Бакунина Герцен называет «Колумб без Америки и корабля». Нерастраченные силы так и не нашли своего применения: «В этом человеке лежал зародыш колоссальной деятельности, на которую не было запроса. Бакунин носил в себе возможность сделаться агитатором, трибуном, проповедником, главой партии, секты, иересиархом, бойцом. Поставьте его куда хотите, только в крайний край, – анабаптистом, якобинцем, товарищем Анахарсиса Клоца, другом Гракха Бабефа, – и он увлекал бы массы и потрясало бы судьбами народов». И в то же время, это человек, «тратящий силы на вздор», и инфантил – в свои пятьдесят все тот же «кочующий студент с Маросейки». Ответная характеристика Бакунина в «Исповеди»: «Он – человек добрый, благородный, живой, остроумный, несколько болтун и эпикуреец».
Бакунин страстно готовил разные заговоры, шпионские проекты, навязывая их наивным своим почитателям, случайно подвернувшимся под руку. Попав после австрийского ареста в русскую тюрьму, он с готовностью исполнил просьбу царя – написал объемистую покаянную «Исповедь». Потом, после милостивой отправки в Сибирь, где ему была, как ранее Герцену, найдена достойная служба, а также создана атмосфера правительственного благоволения, он пытался, как и в Европе, стать учителем всех и проповедником своих идей, дополненных почитанием и поддержкой всесильного губернатора Н. Н. Муравьева-Амурского. Но Бакунин не приобрел сторонников или друзей, а напротив, нажил яростных критиков из числа местных «прогрессистов» и околодекабристской публики. Взаимные оскорбления дошли до Лондона, где Герцену были представлены материалы против Бакунина. Тот отказался их публиковать в своем журнале: «Правда – мне мать, но и Бакунин мне – Бакунин».

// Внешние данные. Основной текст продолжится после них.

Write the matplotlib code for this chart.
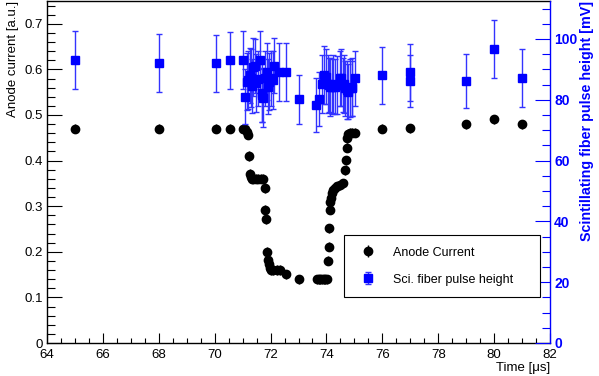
import matplotlib
matplotlib.use("Agg")
import matplotlib.pyplot as plt
from matplotlib.ticker import MultipleLocator, FuncFormatter

plt.rcParams['font.family'] = ['Liberation Sans', 'DejaVu Sans']

# Anode current (left axis)
anode_t = [65, 68, 70.04, 70.54, 71.03, 71.09, 71.15, 71.2, 71.24, 71.27, 71.29, 71.33,
           71.38, 71.48, 71.56, 71.66, 71.74, 71.8, 71.81, 71.83, 71.88, 71.91, 71.93,
           71.98, 72.03, 72.1, 72.22, 72.34, 72.54, 73.03, 73.66, 73.72, 73.78, 73.84,
           73.9, 73.96, 74.02, 74.07, 74.09, 74.1, 74.13, 74.14, 74.16, 74.19, 74.25,
           74.31, 74.39, 74.49, 74.58, 74.67, 74.7, 74.73, 74.75, 74.78, 74.84, 74.92,
           75.02, 76, 77, 79, 80, 81]
anode_v = [0.47, 0.47, 0.47, 0.47, 0.47, 0.469, 0.463, 0.457, 0.41, 0.371, 0.363, 0.36,
           0.36, 0.36, 0.36, 0.36, 0.36, 0.34, 0.292, 0.271, 0.20, 0.182, 0.173,
           0.164, 0.159, 0.159, 0.16, 0.16, 0.151, 0.14, 0.14, 0.14, 0.14, 0.14,
           0.14, 0.14, 0.14, 0.18, 0.211, 0.252, 0.292, 0.31, 0.319, 0.328, 0.336,
           0.341, 0.344, 0.346, 0.35, 0.379, 0.401, 0.428, 0.449, 0.458, 0.461, 0.461,
           0.461, 0.47, 0.471, 0.48, 0.491, 0.48]
anode_err = [0.01] * len(anode_t)

# Scintillating fiber pulse height (right axis, mV)
fiber_t = [65, 68, 70.04, 70.54, 71.03, 71.09, 71.15, 71.2, 71.25, 71.3, 71.34, 71.38,
           71.44, 71.48, 71.55, 71.62, 71.68, 71.71, 71.74, 71.8, 71.86, 71.9, 71.95,
           72.02, 72.08, 72.13, 72.3, 72.54, 73.03, 73.63, 73.73, 73.83, 73.9, 73.97,
           74.05, 74.1, 74.13, 74.19, 74.25, 74.3, 74.37, 74.49, 74.52, 74.58, 74.64,
           74.67, 74.73, 74.78, 74.84, 74.9, 74.93, 75.03, 76, 77, 77, 79, 80, 81]
fiber_v = [93.1, 92.1, 92.0, 93.0, 93.1, 81.0, 86.0, 86.5, 88.0, 87.1, 84.5, 90.9,
           91.1, 85.5, 87.0, 93.1, 82.3, 81.6, 80.5, 87.1, 89.3, 84.3, 86.0,
           87.1, 86.5, 91.2, 89.2, 89.2, 80.2, 78.2, 80.3, 85.1, 88.2, 87.6,
           85.1, 84.9, 84.3, 84.3, 85.1, 84.3, 84.9, 87.1, 87.3, 84.9, 85.1,
           83.8, 83.2, 82.7, 83.8, 83.8, 84.3, 87.1, 88.0, 89.0, 86.2, 86.2, 96.7, 87.2]
fiber_err = [9.5, 9.5, 9.3, 9.3, 9.5, 9.0, 9.5, 9.5, 9.0, 9.5, 9.0, 9.5,
             9.0, 9.5, 9.0, 9.5, 9.5, 9.0, 9.5, 9.0, 9.5, 9.0, 9.5,
             9.0, 9.5, 9.0, 9.5, 9.5, 8.0, 8.9, 9.0, 9.5, 9.5, 9.0,
             9.5, 9.0, 9.5, 9.0, 9.5, 9.0, 9.5, 9.0, 9.5, 9.0, 9.5,
             9.0, 9.5, 9.0, 9.5, 9.0, 9.5, 9.0, 9.5, 9.5, 8.5, 9.0, 9.5, 9.5]

fig = plt.figure(figsize=(5.99, 3.76), dpi=100)
ax = fig.add_axes([47/599, 33/376, 503/599, 342/376])
ax2 = ax.twinx()

# Left axis data
h1 = ax.errorbar(anode_t, anode_v, yerr=anode_err, fmt='o', color='black', ms=6,
                 elinewidth=1, capsize=0, label='Anode Current')
ax.set_xlim(64, 82)
ax.set_ylim(0, 0.75)
ax.xaxis.set_major_locator(MultipleLocator(2))
ax.xaxis.set_minor_locator(MultipleLocator(0.5))
ax.yaxis.set_major_locator(MultipleLocator(0.1))
ax.yaxis.set_minor_locator(MultipleLocator(0.02))
ax.yaxis.set_major_formatter(FuncFormatter(lambda v, p: '0' if abs(v) < 1e-9 else f'{v:.1f}'))
ax.tick_params(axis='x', which='major', direction='in', length=7.2, width=0.8, labelsize=9.5, pad=4, top=False)
ax.tick_params(axis='x', which='minor', direction='in', length=3.6, width=0.8, top=False)
ax.tick_params(axis='y', which='major', direction='in', length=10.8, width=0.8, labelsize=9.5, pad=3, right=False)
ax.tick_params(axis='y', which='minor', direction='in', length=5.5, width=0.8, right=False)
ax.set_xlabel('Time [\u03bcs]', loc='right', fontsize=9.5, labelpad=1)
ax.set_ylabel('Anode current [a.u.]', loc='top', fontsize=9.5, labelpad=4)
ax.spines['right'].set_visible(False)
for s in ['left', 'bottom', 'top']:
    ax.spines[s].set_linewidth(1.0)

# Right axis data
h2 = ax2.errorbar(fiber_t, fiber_v, yerr=fiber_err, fmt='s', color='#0000ff', ms=6.3,
                  elinewidth=1, capsize=2, capthick=1, ecolor='#3333ff',
                  label='Sci. fiber pulse height')
ax2.set_ylim(0, 112.5)
ax2.yaxis.set_major_locator(MultipleLocator(20))
ax2.yaxis.set_minor_locator(MultipleLocator(5))
ax2.tick_params(axis='y', which='major', direction='in', length=10.8, width=0.8, colors='#0000ff',
                labelsize=10, pad=3)
ax2.tick_params(axis='y', which='minor', direction='in', length=5.5, width=0.8, colors='#0000ff')
for lab in ax2.get_yticklabels():
    lab.set_fontweight('bold')
ax2.set_ylabel('Scintillating fiber pulse height [mV]', loc='top', color='#0000ff',
               fontsize=10.3, fontweight='bold', labelpad=2)
ax2.spines['right'].set_color('#0000ff')
ax2.spines['right'].set_linewidth(1.0)
for s in ['left', 'bottom', 'top']:
    ax2.spines[s].set_visible(False)

leg = ax2.legend([h1, h2], ['Anode Current', 'Sci. fiber pulse height'],
                 loc='lower left', bbox_to_anchor=(0.59, 0.135, 0.39, 0.181), mode='expand',
                 borderaxespad=0, fontsize=9, frameon=True, fancybox=False,
                 edgecolor='black', framealpha=1, labelspacing=1.2, handletextpad=1.0,
                 borderpad=0.9)
leg.get_frame().set_linewidth(0.8)

fig.savefig('out.png', dpi=100)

Бакунина угнетало, что он получал деньги от золотопромышленника, к которому он был определен на службу, не выполняя никакой работы. Поэтому он письменно объявил, что считает все полученные деньги долгом и вернет его. Занять было не у кого, и Бакунин пишет письмо Каткову, которого странным образом продолжает считать своим приятелем. Катков же не считал Бакунина приятелем, не дал денег и так охарактеризовал «простоту» сибирского ссыльного: «Благородный рыцарь, он хотел подаянием уплатить подаяния, из чужих карманов восстановить свою репутацию во мнении откупщика. Мы не могли ему быть полезны, и письмо его осталось втуне».

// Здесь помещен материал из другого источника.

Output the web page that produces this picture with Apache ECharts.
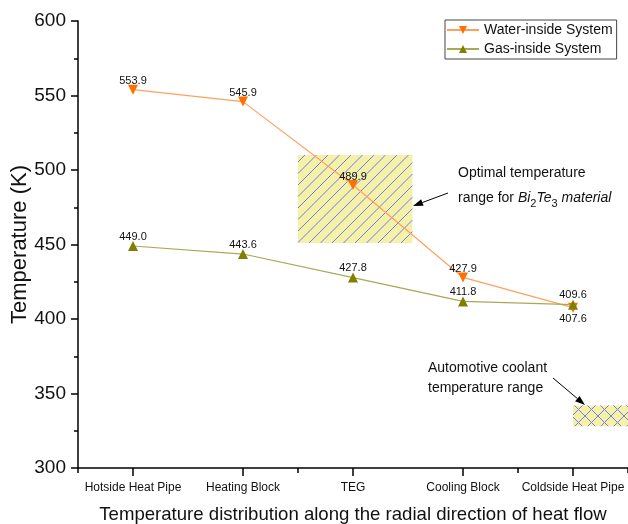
<!DOCTYPE html>
<html><head><meta charset="utf-8">
<script src="https://cdn.jsdelivr.net/npm/echarts@6/dist/echarts.min.js"></script>
<style>html,body{margin:0;padding:0;background:#fff}#c{width:628px;height:524px}</style>
</head><body><div id="c"></div><script>
const categories = ['Hotside Heat Pipe', 'Heating Block', 'TEG', 'Cooling Block', 'Coldside Heat Pipe'];
const waterInside = [553.9, 545.9, 489.9, 427.9, 407.6];
const gasInside = [449.0, 443.6, 427.8, 411.8, 409.6];
const yMin = 300, yMax = 600, yInterval = 50;
// [x start (category index), x end, y low, y high]
const optimalRange = [1.5, 2.54, 451, 510];
const coolantRange = [4.0, 4.5, 328, 342];

const FF = 'Arial, "Liberation Sans", sans-serif';
const HATCH = '#6f7fe6';

// diagonal hatch lines clipped to a rect (x0,y0)-(x1,y1)
function hatchLines(x0, y0, x1, y1, step, cross) {
  const out = [];
  const st = { stroke: HATCH, lineWidth: 1 };
  for (let c = Math.ceil((x0 + y0) / step) * step; c <= x1 + y1; c += step) {
    const xa = Math.max(x0, c - y1), xb = Math.min(x1, c - y0);
    if (xb > xa) out.push({ type: 'line', shape: { x1: xa, y1: c - xa, x2: xb, y2: c - xb }, style: st });
  }
  if (cross) {
    for (let c = Math.ceil((x0 - y1) / step) * step; c <= x1 - y0; c += step) {
      const xa = Math.max(x0, c + y0), xb = Math.min(x1, c + y1);
      if (xb > xa) out.push({ type: 'line', shape: { x1: xa, y1: xa - c, x2: xb, y2: xb - c }, style: st });
    }
  }
  return out;
}

function boxRender(step, cross) {
  return function (params, api) {
    const p1 = api.coord([api.value(0), api.value(3)]);
    const p2 = api.coord([api.value(1), api.value(2)]);
    return {
      type: 'group',
      children: [
        { type: 'rect', shape: { x: p1[0], y: p1[1], width: p2[0] - p1[0], height: p2[1] - p1[1] }, style: { fill: '#f6f1a8' } },
        ...hatchLines(p1[0], p1[1], p2[0], p2[1], step, cross)
      ]
    };
  };
}

function arrow(x1, y1, x2, y2) {
  const dx = x2 - x1, dy = y2 - y1, L = Math.hypot(dx, dy);
  const ux = dx / L, uy = dy / L, hl = 10, hw = 3.5;
  const bx = x2 - ux * hl, by = y2 - uy * hl;
  return [
    { type: 'line', shape: { x1, y1, x2: bx, y2: by }, style: { stroke: '#000', lineWidth: 1 } },
    { type: 'polygon', shape: { points: [[x2, y2], [bx - uy * hw, by + ux * hw], [bx + uy * hw, by - ux * hw]] }, style: { fill: '#000' } }
  ];
}

const labelFmt = p => Number(p.value).toFixed(1);

const chart = echarts.init(document.getElementById('c'));
chart.setOption({
  animation: false,
  backgroundColor: '#fff',
  textStyle: { fontFamily: FF },
  grid: { left: 78, right: 0, top: 21, bottom: 56, containLabel: false, outerBoundsMode: 'none' },
  legend: {
    orient: 'vertical', left: 445, top: 20,
    data: ['Water-inside System', 'Gas-inside System'],
    borderColor: '#444', borderWidth: 1, padding: [3, 4, 3, 1],
    itemWidth: 32, itemHeight: 10, itemGap: 5,
    textStyle: { fontFamily: FF, fontSize: 14, color: '#111' }
  },
  xAxis: [{
    type: 'category', data: categories, position: 'bottom',
    axisLine: { onZero: false, lineStyle: { color: '#000', width: 1.5 } },
    axisTick: { show: true, inside: false, alignWithLabel: true, length: 8, lineStyle: { color: '#000', width: 1.5 } },
    axisLabel: { fontFamily: FF, fontSize: 12, color: '#111', margin: 14, interval: 0 },
    name: 'Temperature distribution along the radial direction of heat flow',
    nameLocation: 'middle', nameGap: 37, nameMoveOverlap: false,
    nameTextStyle: { fontFamily: FF, fontSize: 18.6, color: '#111' }
  }, {
    type: 'category', data: categories, position: 'bottom',
    axisLine: { show: false, onZero: false },
    axisTick: { show: true, inside: false, length: 5, lineStyle: { color: '#000', width: 1.5 } },
    axisLabel: { show: false }
  }, {
    type: 'value', min: -0.5, max: 4.5, show: false, position: 'bottom', axisLine: { onZero: false }
  }],
  yAxis: {
    type: 'value', min: yMin, max: yMax, interval: yInterval,
    axisLine: { show: true, onZero: false, lineStyle: { color: '#000', width: 1.5 } },
    axisTick: { show: true, length: 7, lineStyle: { color: '#000', width: 1.5 } },
    minorTick: { show: true, splitNumber: 2, length: 4, lineStyle: { color: '#000', width: 1.5 } },
    splitLine: { show: false },
    axisLabel: { fontFamily: FF, fontSize: 19, color: '#111', margin: 12 },
    name: 'Temperature (K)', nameLocation: 'middle', nameGap: 47, nameMoveOverlap: false,
    nameTextStyle: { fontFamily: FF, fontSize: 22, color: '#111' }
  },
  series: [{
    type: 'custom', xAxisIndex: 2, z: 1, silent: true,
    renderItem: boxRender(11.5, false), data: [optimalRange]
  }, {
    type: 'custom', xAxisIndex: 2, z: 1, silent: true,
    renderItem: boxRender(13, true), data: [coolantRange], clip: false
  }, {
    name: 'Water-inside System', type: 'line', xAxisIndex: 0, z: 3,
    data: waterInside.map((v, i) => i === 4 ? { value: v, label: { position: 'bottom', distance: 1 } } : v),
    symbol: 'triangle', symbolRotate: 180, symbolSize: 10,
    lineStyle: { color: '#ffa060', width: 1.2 },
    itemStyle: { color: '#ff7000' },
    label: { show: true, position: 'top', distance: -2, fontFamily: FF, fontSize: 11, color: '#111', formatter: labelFmt }
  }, {
    name: 'Gas-inside System', type: 'line', xAxisIndex: 0, z: 4,
    data: gasInside,
    symbol: 'triangle', symbolSize: 10,
    lineStyle: { color: '#a8a858', width: 1.2 },
    itemStyle: { color: '#808000' },
    label: { show: true, position: 'top', distance: -1, fontFamily: FF, fontSize: 11, color: '#111', formatter: labelFmt }
  }],
  graphic: [
    { type: 'text', left: 458, top: 166, style: { text: 'Optimal temperature', font: '14px ' + FF, fill: '#111' } },
    { type: 'text', left: 458, top: 191, style: {
      text: 'range for {i|Bi}{s|2}{i|Te}{s|3}{i| material}', font: '14px ' + FF, fill: '#111',
      rich: { i: { fontStyle: 'italic', fontSize: 14, fontFamily: FF, fill: '#111' }, s: { fontSize: 11, fontFamily: FF, fill: '#111', padding: [12, 0, 0, 0] } }
    } },
    { type: 'text', left: 428, top: 361, style: { text: 'Automotive coolant', font: '14px ' + FF, fill: '#111' } },
    { type: 'text', left: 428, top: 381, style: { text: 'temperature range', font: '14px ' + FF, fill: '#111' } },
    ...arrow(448, 193, 413, 206),
    ...arrow(553, 378, 585, 405)
  ]
});
</script></body></html>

Бакунин не вытерпел холодности общества, двусмысленной роли при губернаторе, финансовых затруднений и сбежал в Японию, а потом в Америку, бросив в Иркутске свою жену. Из Америки путь бунтаря-анархиста лежал снова в Европу – к прежним бесплодным буйствам. Россия, служба, семья – все ему было немило без свободы оглашать свои живодерские идеи и собирать вокруг себя хоть несколько десятков зачарованных слушателей.
Герцен резко выступал протии бакунинского бунтарства: «Дикие призывы к тому, чтоб закрыть книгу, оставить науки и идти на какой-то бессмысленный бой разрушения, принадлежат к самой неистовой демагогии и самой вредной». О Бакунине Герцен передает очень верное мнение одного из европейских буянов: «В первый день революции это просто клад, а на другой день надобно расстрелять». Именно по этому рецепту большевистская партия расправлялась с буревестниками революции, героями гражданской войны, ленинской гвардией. Бакунину повезло родиться в более гуманную эпоху и умереть своей смертью, пусть и в ссоре со всем миром революционеров.